> [REQUIRED TASK]: Provide an exact copy of the data, excluding the images.

──────────────────────────────

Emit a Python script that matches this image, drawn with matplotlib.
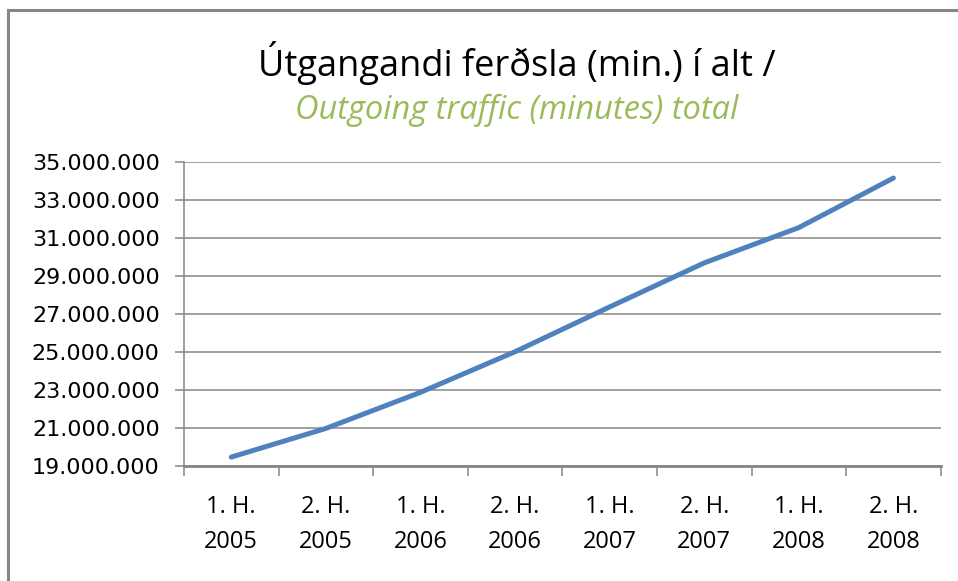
import numpy as np
import matplotlib as mpl
mpl.use('Agg')
import matplotlib.pyplot as plt
from matplotlib.ticker import FuncFormatter, FixedLocator
from matplotlib.patches import Rectangle

# data (minutes)
periods = ['1. H.\n2005', '2. H.\n2005', '1. H.\n2006', '2. H.\n2006',
           '1. H.\n2007', '2. H.\n2007', '1. H.\n2008', '2. H.\n2008']
outgoing = [19470000, 20980000, 22880000, 25020000,
            27380000, 29700000, 31560000, 34170000]
yticks = [19000000, 21000000, 23000000, 25000000, 27000000,
          29000000, 31000000, 33000000, 35000000]

title_is = 'Útgangandi ferðsla (min.) í alt /'
title_en = 'Outgoing traffic (minutes) total'

grey = '#868686'
blue = '#4F81BD'
green = '#9BBB59'

fig = plt.figure(figsize=(9.58, 5.81), dpi=100)
ax = fig.add_axes([184 / 958, 1 - 466 / 581, (940.7 - 184) / 958, (466 - 162.3) / 581])

# outer chart frame (only top and left edges visible)
fig.patches.append(Rectangle((8 / 958, -0.1), 1.2, 1.1 - 10 / 581,
                             transform=fig.transFigure, fill=False,
                             edgecolor=grey, lw=2.2))

x = np.arange(len(periods)) + 0.5
ax.plot(x, outgoing, color=blue, lw=3.6, solid_capstyle='round', zorder=3)

ax.set_xlim(0, len(periods))
ax.set_ylim(yticks[0], yticks[-1])
ax.set_yticks(yticks)
ax.yaxis.set_major_formatter(FuncFormatter(lambda v, p: f'{int(v):,}'.replace(',', '.')))
ax.grid(axis='y', color=grey, lw=1.1)
ax.set_axisbelow(True)

ax.xaxis.set_major_locator(FixedLocator(np.arange(len(periods) + 1)))
ax.xaxis.set_minor_locator(FixedLocator(x))
ax.set_xticklabels([], minor=False)
ax.set_xticklabels(periods, minor=True, fontfamily='Open Sans', fontsize=17,
                   linespacing=1.6)
ax.tick_params(axis='x', which='major', length=7, width=1.1, color=grey)
ax.tick_params(axis='x', which='minor', length=0, pad=21)
ax.tick_params(axis='y', length=6.5, width=1.1, color=grey, pad=11,
               labelsize=16)
for lab in ax.get_yticklabels():
    lab.set_fontfamily('DejaVu Sans')

for s in ['top', 'right']:
    ax.spines[s].set_visible(False)
ax.spines['left'].set_color(grey)
ax.spines['left'].set_linewidth(1.1)
ax.spines['bottom'].set_color(grey)
ax.spines['bottom'].set_linewidth(2)

fig.text(517 / 958, 1 - 76 / 581, title_is, ha='center', va='baseline',
         fontfamily='Open Sans', fontsize=26, color='black')
fig.text(517 / 958, 1 - 119 / 581, title_en, ha='center', va='baseline',
         fontfamily='Open Sans', fontsize=23.5, style='italic', color=green)

fig.savefig('out.png', dpi=100)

──────────────────────────────

> [OUTPUT BELOW]:
Emit a Python script that matches this image, drawn with matplotlib.
import numpy as np
import matplotlib as mpl
mpl.use('Agg')
import matplotlib.pyplot as plt
from matplotlib.ticker import FuncFormatter, FixedLocator
from matplotlib.patches import Rectangle

# data (minutes)
periods = ['1. H.\n2005', '2. H.\n2005', '1. H.\n2006', '2. H.\n2006',
           '1. H.\n2007', '2. H.\n2007', '1. H.\n2008', '2. H.\n2008']
outgoing = [19470000, 20980000, 22880000, 25020000,
            27380000, 29700000, 31560000, 34170000]
yticks = [19000000, 21000000, 23000000, 25000000, 27000000,
          29000000, 31000000, 33000000, 35000000]

title_is = 'Útgangandi ferðsla (min.) í alt /'
title_en = 'Outgoing traffic (minutes) total'

grey = '#868686'
blue = '#4F81BD'
green = '#9BBB59'

fig = plt.figure(figsize=(9.58, 5.81), dpi=100)
ax = fig.add_axes([184 / 958, 1 - 466 / 581, (940.7 - 184) / 958, (466 - 162.3) / 581])

# outer chart frame (only top and left edges visible)
fig.patches.append(Rectangle((8 / 958, -0.1), 1.2, 1.1 - 10 / 581,
                             transform=fig.transFigure, fill=False,
                             edgecolor=grey, lw=2.2))

x = np.arange(len(periods)) + 0.5
ax.plot(x, outgoing, color=blue, lw=3.6, solid_capstyle='round', zorder=3)

ax.set_xlim(0, len(periods))
ax.set_ylim(yticks[0], yticks[-1])
ax.set_yticks(yticks)
ax.yaxis.set_major_formatter(FuncFormatter(lambda v, p: f'{int(v):,}'.replace(',', '.')))
ax.grid(axis='y', color=grey, lw=1.1)
ax.set_axisbelow(True)

ax.xaxis.set_major_locator(FixedLocator(np.arange(len(periods) + 1)))
ax.xaxis.set_minor_locator(FixedLocator(x))
ax.set_xticklabels([], minor=False)
ax.set_xticklabels(periods, minor=True, fontfamily='Open Sans', fontsize=17,
                   linespacing=1.6)
ax.tick_params(axis='x', which='major', length=7, width=1.1, color=grey)
ax.tick_params(axis='x', which='minor', length=0, pad=21)
ax.tick_params(axis='y', length=6.5, width=1.1, color=grey, pad=11,
               labelsize=16)
for lab in ax.get_yticklabels():
    lab.set_fontfamily('DejaVu Sans')

for s in ['top', 'right']:
    ax.spines[s].set_visible(False)
ax.spines['left'].set_color(grey)
ax.spines['left'].set_linewidth(1.1)
ax.spines['bottom'].set_color(grey)
ax.spines['bottom'].set_linewidth(2)

fig.text(517 / 958, 1 - 76 / 581, title_is, ha='center', va='baseline',
         fontfamily='Open Sans', fontsize=26, color='black')
fig.text(517 / 958, 1 - 119 / 581, title_en, ha='center', va='baseline',
         fontfamily='Open Sans', fontsize=23.5, style='italic', color=green)

fig.savefig('out.png', dpi=100)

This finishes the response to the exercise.